Шумоизоляцию можно приобрести например вот здесь - http://www.pop-music.ru/catalog.php?group=392


----------



## vev (21 Июн 2014)

*Дмитрий2008*,
Это если есть лишняя комната и ее можно переделать под студию. Реально это немногим по карману. И обойдется это удовольствие весьма недешево.

Самый простой способ - договориться со сторожем в ближайшей общеобразовательной школе или в детском саду. Играй - не хочу


----------



## Amarok (21 Июн 2014)

А я соседям можно сказать ищу, они меня ночью достают, а я их днем, но правда только когда каникулы, или большие выходные, но отрываюсь по полной, современная музыка... она так прекрасна :biggrin:, ну никто ещё не ходил с претензиями, а если и придут, то нарвутся... тем более после 22 я не занимаюсь


----------



## vev (21 Июн 2014)

*Amarok*,
Плохой мир лучше хорошей ссоры. 
Зачем идти на конфронтацию там, где этого можно избежать?


----------



## Айман Абдаллах (31 Окт 2022)

Вопрос от человека-самоучки, который прикупил себе старый советский аккордеон, т.к. сказать, для души и проигрывания произведений Яна Тирсена.
Подскажите, опытные музыканты, как у Вас проходят занятия дома и какое об Вас мнение у соседей?
Если такая тема уже поднималась - прошу простить, не смог найти.


----------



## Ремонт Ноутбуков (31 Окт 2022)

У соседа перфоратор, а у меня аккордеон.

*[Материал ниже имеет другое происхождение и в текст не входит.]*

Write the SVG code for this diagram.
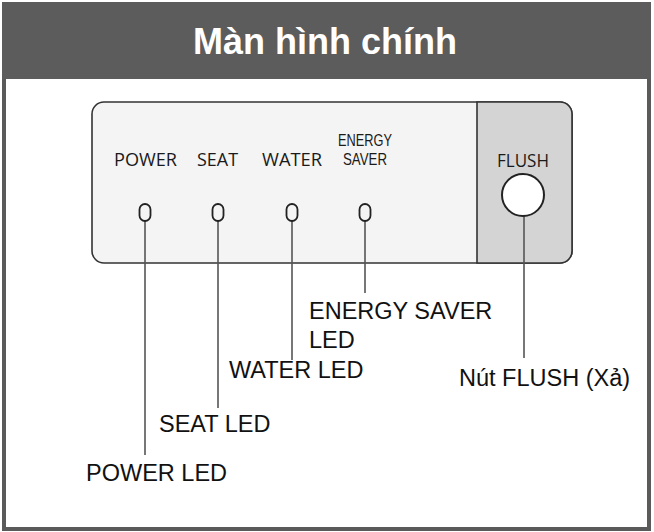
<svg xmlns="http://www.w3.org/2000/svg" width="654" height="532" viewBox="0 0 654 532">
<style>
.pl{font-family:"Open Sans","Noto Sans",sans-serif;font-size:18.5px;fill:#1a1a1a}
.es{font-family:"Liberation Sans",Arial,sans-serif;font-size:17px;fill:#1a1a1a}
.lb{font-family:"Liberation Sans",Arial,sans-serif;font-size:23.5px;fill:#111}
.ln{stroke:#555;stroke-width:1.6;fill:none}
.led{fill:none;stroke:#222;stroke-width:1.8}
</style>
<rect x="0" y="0" width="654" height="532" fill="#ffffff"/>
<g id="frame">
<rect x="4" y="4" width="645" height="525" fill="#ffffff" stroke="#5a5a5a" stroke-width="4"/>
<rect x="2" y="2" width="649" height="77" fill="#5c5c5c"/>
<text x="325" y="54" text-anchor="middle" font-family="Liberation Sans,Arial,sans-serif" font-weight="bold" font-size="36" fill="#ffffff">Màn hình chính</text>
</g>
<g id="panel">
<rect x="92" y="102" width="480" height="161" rx="12" ry="12" fill="#f4f4f4" stroke="#333" stroke-width="1.6"/>
<path d="M477,102 H560 A12,12 0 0 1 572,114 V251 A12,12 0 0 1 560,263 H477 Z" fill="#d4d4d4" stroke="#333" stroke-width="1.6"/>
<text class="pl" x="114" y="166" textLength="63" lengthAdjust="spacingAndGlyphs">POWER</text>
<text class="pl" x="197" y="166" textLength="41" lengthAdjust="spacingAndGlyphs">SEAT</text>
<text class="pl" x="262" y="166" textLength="60" lengthAdjust="spacingAndGlyphs">WATER</text>
<text class="es"><tspan x="338" y="146" textLength="54" lengthAdjust="spacingAndGlyphs">ENERGY</tspan><tspan x="343" y="165" textLength="44" lengthAdjust="spacingAndGlyphs">SAVER</tspan></text>
<text class="pl" x="497" y="167" textLength="52" lengthAdjust="spacingAndGlyphs">FLUSH</text>
</g>
<g id="connectors">
<line class="ln" x1="145" y1="221" x2="145" y2="455"/>
<line class="ln" x1="218" y1="221" x2="218" y2="408"/>
<line class="ln" x1="292" y1="221" x2="292" y2="360"/>
<line class="ln" x1="365" y1="221" x2="365" y2="293"/>
<line class="ln" x1="524" y1="216" x2="524" y2="358"/>
</g>
<g id="led-power"><rect class="led" x="139.5" y="204" width="11" height="17" rx="5.5" ry="5.5"/></g>
<g id="led-seat"><rect class="led" x="212.5" y="204" width="11" height="17" rx="5.5" ry="5.5"/></g>
<g id="led-water"><rect class="led" x="286.5" y="204" width="11" height="17" rx="5.5" ry="5.5"/></g>
<g id="led-energy"><rect class="led" x="359.5" y="204" width="11" height="17" rx="5.5" ry="5.5"/></g>
<g id="flush-button"><circle cx="523" cy="195" r="21" fill="#ffffff" stroke="#222" stroke-width="2"/></g>
<g id="label-energy">
<text class="lb" x="309" y="319">ENERGY SAVER</text>
<text class="lb" x="309" y="348">LED</text>
</g>
<g id="label-water"><text class="lb" x="229" y="378">WATER LED</text></g>
<g id="label-seat"><text class="lb" x="159" y="432">SEAT LED</text></g>
<g id="label-power"><text class="lb" x="86" y="481">POWER LED</text></g>
<g id="label-flush"><text class="lb" x="459" y="386">Nút FLUSH (Xả)</text></g>
</svg>
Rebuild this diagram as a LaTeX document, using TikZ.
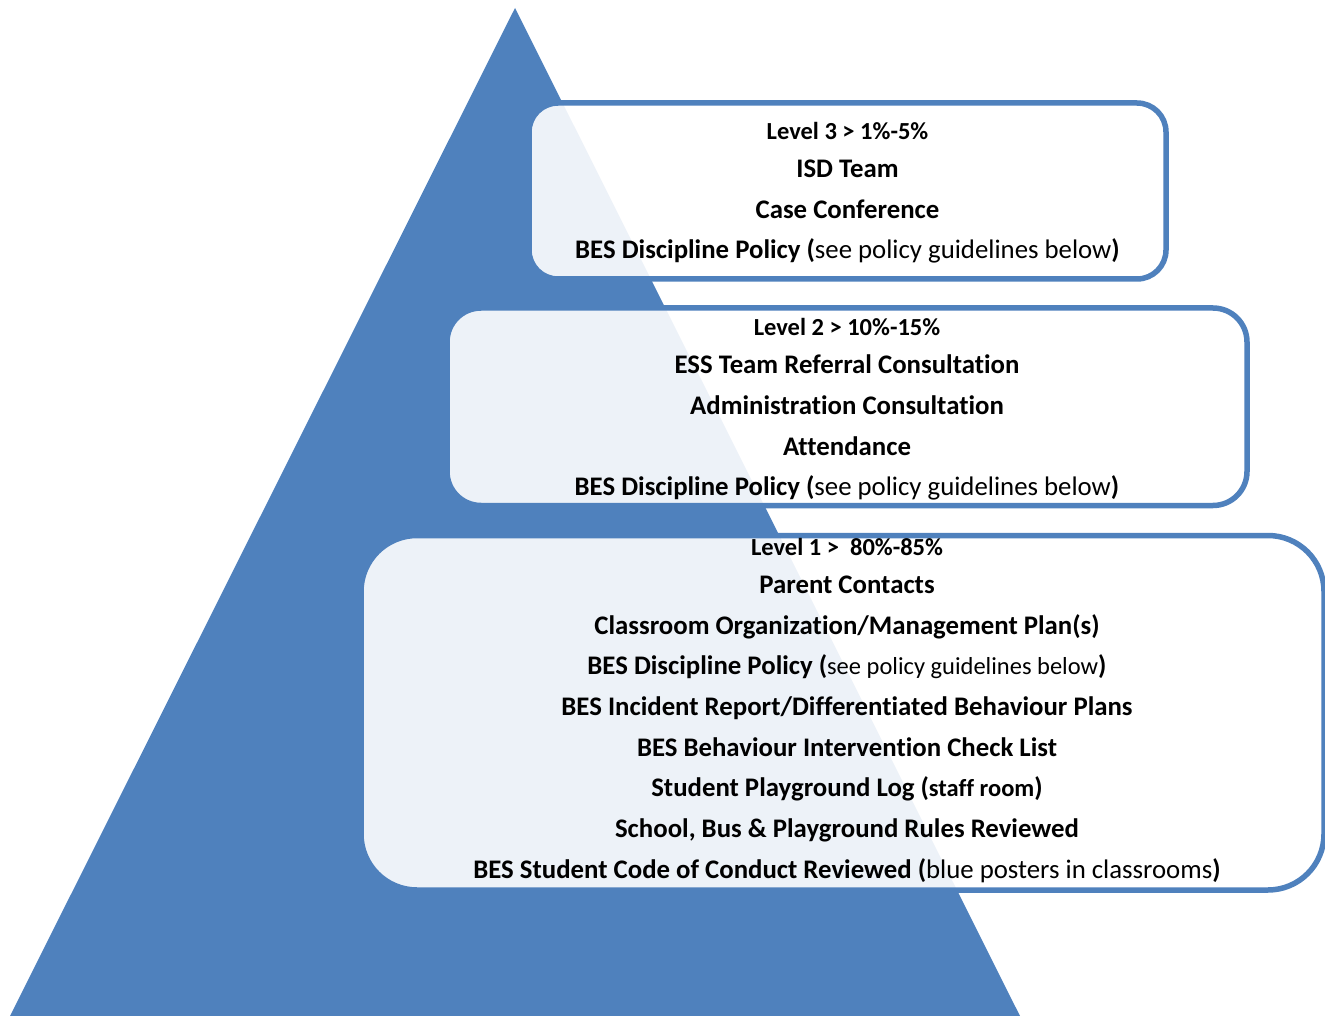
\documentclass[tikz,border=0pt]{standalone}
\usepackage{fontspec}
\setmainfont{Carlito}[Ligatures={TeX,NoCommon}]
\usetikzlibrary{positioning}
\definecolor{pyrblue}{RGB}{79,129,189}
\newcommand{\lvlfont}{\fontsize{24.5}{38}\selectfont}
\tikzset{
  lvlbox/.style={draw=pyrblue, line width=5.5pt, fill=white, fill opacity=0.9},
  lvltext/.style={align=center, inner sep=0pt,
    font=\bfseries\fontsize{26.8}{40.7}\selectfont}
}

\begin{document}
\begin{tikzpicture}[x=1pt,y=-1pt]
\useasboundingbox (0,0) rectangle (1325,1016);
% pyramid
\fill[pyrblue] (515,8) -- (1020,1016) -- (10,1016) -- cycle;
% boxes
\node[lvlbox, rounded corners=29pt, minimum width=637pt, minimum height=176pt] (lvl3) at (847.5,191) {};
\node[lvlbox, rounded corners=34pt, minimum width=800pt, minimum height=197.5pt] (lvl2) at (847,406.75) {};
\node[lvlbox, rounded corners=56pt, minimum width=963pt, minimum height=354.5pt] (lvl1) at (842.5,712.75) {};
% level 3
\node[lvltext, yshift=-2pt] (txt3) at (lvl3) {{\lvlfont Level 3 > 1\%-5\%}\\[-2.7pt]
   ISD Team\\
   Case Conference\\
   BES Discipline Policy ({\mdseries see policy guidelines below})};
% level 2
\node[lvltext, yshift=-2.75pt] (txt2) at (lvl2) {{\lvlfont Level 2 > 10\%-15\%}\\[-2.7pt]
   ESS Team Referral Consultation\\
   Administration Consultation\\
   Attendance\\
   BES Discipline Policy ({\mdseries see policy guidelines below})};
% level 1
\node[lvltext, xshift=4.5pt, yshift=2.25pt] (txt1) at (lvl1) {{\lvlfont Level 1 >~ 80\%-85\%}\\[-2.7pt]
   Parent Contacts\\
   Classroom Organization/Management Plan(s)\\
   BES Discipline Policy ({\mdseries\lvlfont see policy guidelines below})\\
   BES Incident Report/Differentiated Behaviour Plans\\
   BES Behaviour Intervention Check List\\
   Student Playground Log ({\lvlfont staff room})\\
   School, Bus \& Playground Rules Reviewed\\
   BES Student Code of Conduct Reviewed ({\mdseries blue posters in classrooms})};
\end{tikzpicture}
\end{document}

Ремонт закончится, а музыка вечна!
Мне соседи ничего не говорят. Играю обычно вечерами с 21 по 23.


----------



## Айман Абдаллах (31 Окт 2022)

Ремонт Ноутбуков написал(а):


> У соседа перфоратор, а у меня аккордеон. Ремонт закончится, а музыка вечна!
> Мне соседи ничего не говорят. Играю обычно вечерами с 21 по 23.


Когда слышишь полноценную музыку, пусть и несколько громкую, чем обычно - всё равно приятно)
А занятия и попытки разучить новую песню - ехехехе, даже у меня иногда терпения не хватает))


----------



## gerborisov (1 Ноя 2022)

В пору учёбы в училище, помню занимался по утрам. С 6.00. Мысли не было, что кому-то мешаю. Соседи были супер... Слушать чьи-то потуги мне сейчас - пытка. Да и знание того, что меня кто-то слышит, превращает репетицию в концерт


----------